10 Comments on “Married Sex: the missing ingredient”

  1. Enid Coleslaw says:

    Has someone already recommended the book Mating in Captivity to you? I haven’t finished it yet, but so far it has spoke to me.

    I always identify with your posts about your marriage. I find myself referring to the sex with my husband as “good, for married sex”. It just never feels exciting or interesting to me anymore. It’s not bad by any stretch, just sort of there to fill a basic need.

    • I haven’t read that but it does sound good. I will add it to my list. I cling foolishly to the hope that we can spice things up somehow…

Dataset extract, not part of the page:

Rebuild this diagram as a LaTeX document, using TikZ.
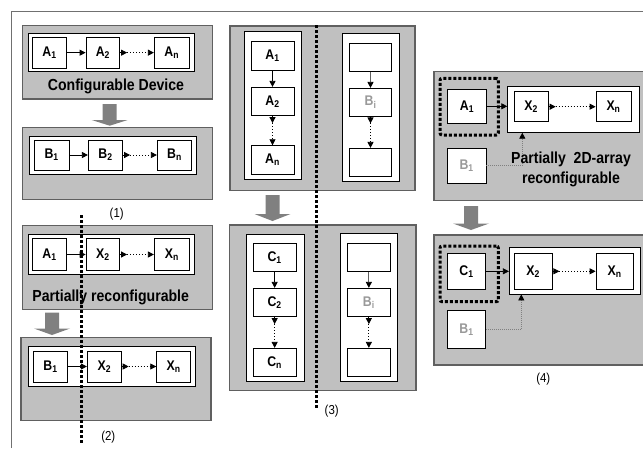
\documentclass[tikz,border=0pt]{standalone}
\usepackage{fontspec}
\newfontfamily\nf[FakeStretch=0.88]{Liberation Sans}
\usetikzlibrary{arrows.meta,calc}
\definecolor{boxgray}{HTML}{C0C0C0}
\definecolor{edgegray}{HTML}{606060}
\definecolor{arrgray}{HTML}{808080}
\definecolor{txtgray}{HTML}{999999}
\definecolor{framegray}{HTML}{707070}
\newcommand\bx[7]{\node[#6, minimum width={#4-#2}, minimum height={#5-#3}] (#1) at ({(#2+#4)/2},{(#3+#5)/2}) {#7};}
\newcommand\garrow[4]{\fill[arrgray] (#1-7,#2) -- (#1+7,#2) -- (#1+7,#4) -- (#1+18,#4) -- (#1,#3) -- (#1-18,#4) -- (#1-7,#4) -- cycle;}
% dotted connector with a leading arrow head: horizontal and vertical
\newcommand\hdotlink[2]{\draw[link] (#1.east) -- ++(7,0) coordinate (#1-o); \draw[dotl] (#1-o) -- (#2.west);}
\newcommand\vdotlink[2]{\draw[link] (#1.south) -- ++(0,7) coordinate (#1-o); \draw[dotl] (#1-o) -- (#2.north);}
\begin{document}
\begin{tikzpicture}[x=1pt,y=-1pt,
  panel/.style={draw=edgegray, fill=boxgray, line width=1.2pt, inner sep=0pt},
  lane/.style={draw=black, fill=white, line width=0.8pt, inner sep=0pt},
  cell/.style={draw=black, fill=white, line width=0.8pt, inner sep=0pt, font=\nf\bfseries\fontsize{14}{14}\selectfont},
  ghost/.style={cell, text=txtgray},
  cutbox/.style={draw=black, line width=3pt, dash pattern=on 3pt off 2pt, rounded corners=2pt, inner sep=0pt},
  cut/.style={draw=black, line width=3pt, dash pattern=on 3pt off 2pt},
  link/.style={-{Triangle[length=6pt,width=6pt]}, line width=0.8pt},
  glink/.style={-{Triangle[length=6pt,width=6pt,color=black]}, draw=edgegray, line width=0.8pt},
  dotl/.style={-{Triangle[length=6pt,width=6pt]}, line width=0.8pt, dash pattern=on 1pt off 2pt},
  feed/.style={-{Triangle[length=6pt,width=6pt,color=black]}, draw=arrgray, line width=0.8pt, dash pattern=on 1pt off 1pt},
  title/.style={font=\nf\bfseries\fontsize{16}{20}\selectfont, align=center, inner sep=0pt},
  caption/.style={font=\nf\fontsize{13}{13}\selectfont, inner sep=0pt}]
\useasboundingbox (0,0) rectangle (643,448);
\clip (0,0) rectangle (643,448);
\draw[framegray, line width=1.3pt] (11.5,448) -- (11.5,11.5) -- (643,11.5);

% ---------- group 1 ----------
\bx{p1a}{22.3}{25.7}{212.3}{99}{panel}{}
\bx{w1a}{28.7}{33.3}{194.3}{71.7}{lane}{}
\bx{a11}{32.3}{37.3}{66.7}{68}{cell}{A\textsubscript{1}}
\bx{a12}{86}{37.3}{119.7}{68}{cell}{A\textsubscript{2}}
\bx{a1n}{154.3}{37.3}{189.3}{68}{cell}{A\textsubscript{n}}
\draw[link] (a11) -- (a12);
\hdotlink{a12}{a1n}
\node[title] (t1) at (116,86.7) {Configurable Device};
\garrow{109.7}{104}{125.7}{120}
\bx{p1b}{22.3}{127.7}{212.3}{199.3}{panel}{}
\bx{w1b}{29.3}{136}{196}{174}{lane}{}
\bx{b11}{34.3}{140}{69}{170}{cell}{B\textsubscript{1}}
\bx{b12}{88.3}{140}{122.7}{170}{cell}{B\textsubscript{2}}
\bx{b1n}{157.3}{140}{191.7}{170}{cell}{B\textsubscript{n}}
\draw[link] (b11) -- (b12);
\hdotlink{b12}{b1n}
\node[caption] (c1) at (116.7,214.3) {(1)};

% ---------- group 2 ----------
\bx{p2a}{22.3}{225.7}{212.3}{309.3}{panel}{}
\bx{w2a}{28}{234}{194.3}{274.3}{lane}{}
\bx{a21}{32.3}{238.3}{66.7}{270.7}{cell}{A\textsubscript{1}}
\bx{x22}{86}{238.3}{119.7}{270.7}{cell}{X\textsubscript{2}}
\bx{x2n}{154.3}{238.3}{189.3}{270.7}{cell}{X\textsubscript{n}}
\draw[link] (a21) -- (x22);
\hdotlink{x22}{x2n}
\node[title] (t2) at (110.7,297.3) {Partially reconfigurable};
\garrow{52}{312.7}{335}{328.5}
\bx{p2b}{21}{337.7}{211}{420.7}{panel}{}
\bx{w2b}{28.3}{346}{195.3}{386}{lane}{}
\bx{b21}{33.3}{351}{67.7}{382}{cell}{B\textsubscript{1}}
\bx{y22}{87.3}{351}{121.3}{382}{cell}{X\textsubscript{2}}
\bx{y2n}{156.7}{351}{190.7}{382}{cell}{X\textsubscript{n}}
\draw[link] (b21) -- (y22);
\hdotlink{y22}{y2n}
\coordinate (cut2a) at (81.7,215);
\coordinate (cut2b) at (81.7,443);
\draw[cut] (cut2a) -- (cut2b);
\node[caption] (c2) at (108.3,436.7) {(2)};

% ---------- group 3 ----------
\bx{p3a}{230}{26}{415}{190.7}{panel}{}
\bx{l3a}{244.3}{31.7}{301.7}{179.3}{lane}{}
\bx{a31}{251}{41}{294}{70.7}{cell}{A\textsubscript{1}}
\bx{a32}{251}{87.3}{294}{115.7}{cell}{A\textsubscript{2}}
\bx{a3n}{251}{145.7}{294}{174}{cell}{A\textsubscript{n}}
\draw[link] (a31) -- (a32);
\vdotlink{a32}{a3n}
\bx{r3a}{342.7}{33.3}{399.3}{181}{lane}{}
\bx{e31}{349.3}{43.3}{391.7}{71.7}{cell}{}
\bx{g31}{349.3}{88.3}{391.7}{116}{ghost}{B\textsubscript{i}}
\bx{e32}{349.3}{148.3}{391.7}{176.7}{cell}{}
\draw[glink] (e31) -- (g31);
\vdotlink{g31}{e32}
\garrow{272.5}{195}{221}{214}
\bx{p3b}{229.3}{225}{416}{390.7}{panel}{}
\bx{l3b}{246.7}{234}{304}{381.7}{lane}{}
\bx{c31}{253.3}{243.3}{296}{271.7}{cell}{C\textsubscript{1}}
\bx{c32}{253.3}{288.3}{296}{316.7}{cell}{C\textsubscript{2}}
\bx{c3n}{253.3}{348.3}{296}{376.7}{cell}{C\textsubscript{n}}
\draw[link] (c31) -- (c32);
\vdotlink{c32}{c3n}
\bx{r3b}{340.7}{233.3}{397.7}{381.7}{lane}{}
\bx{e33}{347.7}{243.3}{390}{271.7}{cell}{}
\bx{g32}{347.7}{288.3}{390}{316.7}{ghost}{B\textsubscript{i}}
\bx{e34}{347.7}{348.3}{390}{376.7}{cell}{}
\draw[glink] (e33) -- (g32);
\vdotlink{g32}{e34}
\coordinate (cut3a) at (316,25);
\coordinate (cut3b) at (316,408);
\draw[cut] (cut3a) -- (cut3b);
\node[caption] (c3) at (331.7,410.7) {(3)};

% ---------- group 4 ----------
\bx{p4a}{434}{71.7}{660}{200.7}{panel}{}
\bx{k4a}{440}{78.3}{498.3}{135}{cutbox}{}
\bx{a41}{447.3}{89.3}{486.7}{123.3}{cell}{A\textsubscript{1}}
\bx{w4a}{507.7}{86}{639.3}{132.3}{lane}{}
\bx{x42}{514}{91.7}{548.3}{121.7}{cell}{X\textsubscript{2}}
\bx{x4n}{596}{91.7}{631}{121.7}{cell}{X\textsubscript{n}}
\bx{b41}{447.3}{148.3}{486}{183.3}{ghost}{B\textsubscript{1}}
\draw[link] (a41) -- (a41 -| w4a.west);
\hdotlink{x42}{x4n}
\draw[feed] (b41.east) -| ($(w4a.south west)+(15,0)$);
\node[title] (t4) at (571,169) {Partially~~2D-array\\reconfigurable};
\garrow{471}{206}{230}{223.5}
\bx{p4b}{434}{235}{660}{365}{panel}{}
\bx{k4b}{440}{246}{498.3}{301.7}{cutbox}{}
\bx{c41}{447.3}{253.3}{485.7}{289.3}{cell}{C\textsubscript{1}}
\bx{w4b}{509.3}{247.7}{640.7}{294}{lane}{}
\bx{y42}{514.3}{253.3}{552}{289.3}{cell}{X\textsubscript{2}}
\bx{y4n}{596}{253.3}{633.3}{289.3}{cell}{X\textsubscript{n}}
\bx{b42}{447.3}{310}{485.7}{348.7}{ghost}{B\textsubscript{1}}
\draw[link] (c41) -- (c41 -| w4b.west);
\hdotlink{y42}{y4n}
\draw[feed] (b42.east) -| ($(w4b.south west)+(12.4,0)$);
\node[caption] (c4) at (543.3,379.3) {(4)};
\end{tikzpicture}
\end{document}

      • Enid Coleslaw says:

        I don’t think it’s foolish of you. I have the same hope. Though I do think that it might be unrealistic to think that we will ever be satisfied with one partner for the rest of our lives. Just not in our nature. Well, not in mine at least.

      • I think I would like to continue to have trysts, I just haven’t quite figured out how to do that without getting crushed.

        Unless of course it is just a one-time, no strings type thing…which I am starting to feel might be the way to go.

      • Enid Coleslaw says:

        There is appeal to both, for me. I think I’m partially addicted to full blown affairs because I love the intimacy. The getting to know someone new and all the excitement that comes with it. The heartbreak when it ends though…it’s rough.

        NSA might be the way to go, I agree. Perhaps you can do that in a more normal, non addictive way than I can lol. More power to you. 🙂

      • Yeah…the allure of the closeness and the butterflies and the pseudo-love is very strong. Sometimes I feel like I am so lonely that I don’t care if I get my heart broken, I would do it again just to experience all those feelings.

        Right now though I feel like if I were to fall for someone and it was to end, I would not survive it. But why does it have to end? Why can’t I just have a long-term poly partner? But then I’d be in the exact same place as I am right now–bored and wanting to replace that thrill.

  2. chinaskie says:

    Some questions that came up for me: – – Why do we get high?
    – If it’s to escape our reality, what is wrong with our reality?
    – If we don’t know how to/can’t/won’t change our reality, what happens to us when our only known coping strategy is to get high?
    -Is it worth looking into what makes us keep repeating certain patterns of behavior, or do we just say “this is who I am” and try and endure?
    Take what you like…

    • Thank you for your thoughts.
      I think that, for sure, there is something missing that makes us want to get high. In my case, I have been so unhappy for so long that it is just second nature for me to try to escape. When I picture the moments of my life where I have felt truly happy and at peace, there are a few common denominators, and I think sometime soon I will write a post about that.

      I am at a place in my life where I feel like, despite how much I want to just fuck my consciousness into oblivion, I need to get some things straightened out. If I improve my life, take care of what needs to be taken care of, and seek lasting contentment instead of these fleeting highs, I think it will help me figure out a lot. As for “this is who I am”, I do wonder. I am afraid that even when things are better in my life I will still feel this void. But at least then I will know if it is me or my circumstances that make me this way–though I am inclined to believe that it is both.

      I am a believer in Maslow’s Hierarchy of needs. I think that once my life is relatively together and stable, then I will have the energy and discipline to devote to figuring out the higher order stuff–the meaning of life, what is going on inside me that makes me this way, etc.

      At that point I will stare myself in the face and I will know. Am I broken? Is this just who and what I am? And then I will know what to do.

      • chinaskie says:

        I agree with you about Maslow. I don’t know your history, but my Hierarchy structure was messed with during childhood, and I know it contributed to issues I’ve had. Finding that stability within seems to be the key to the rest…

      • Mine was messed with as a kid too. Sometimes I think I’d like to go back and start over, and then I realize in order to avoid having all of these issues I’d have to go back before my birth and be born to different parents.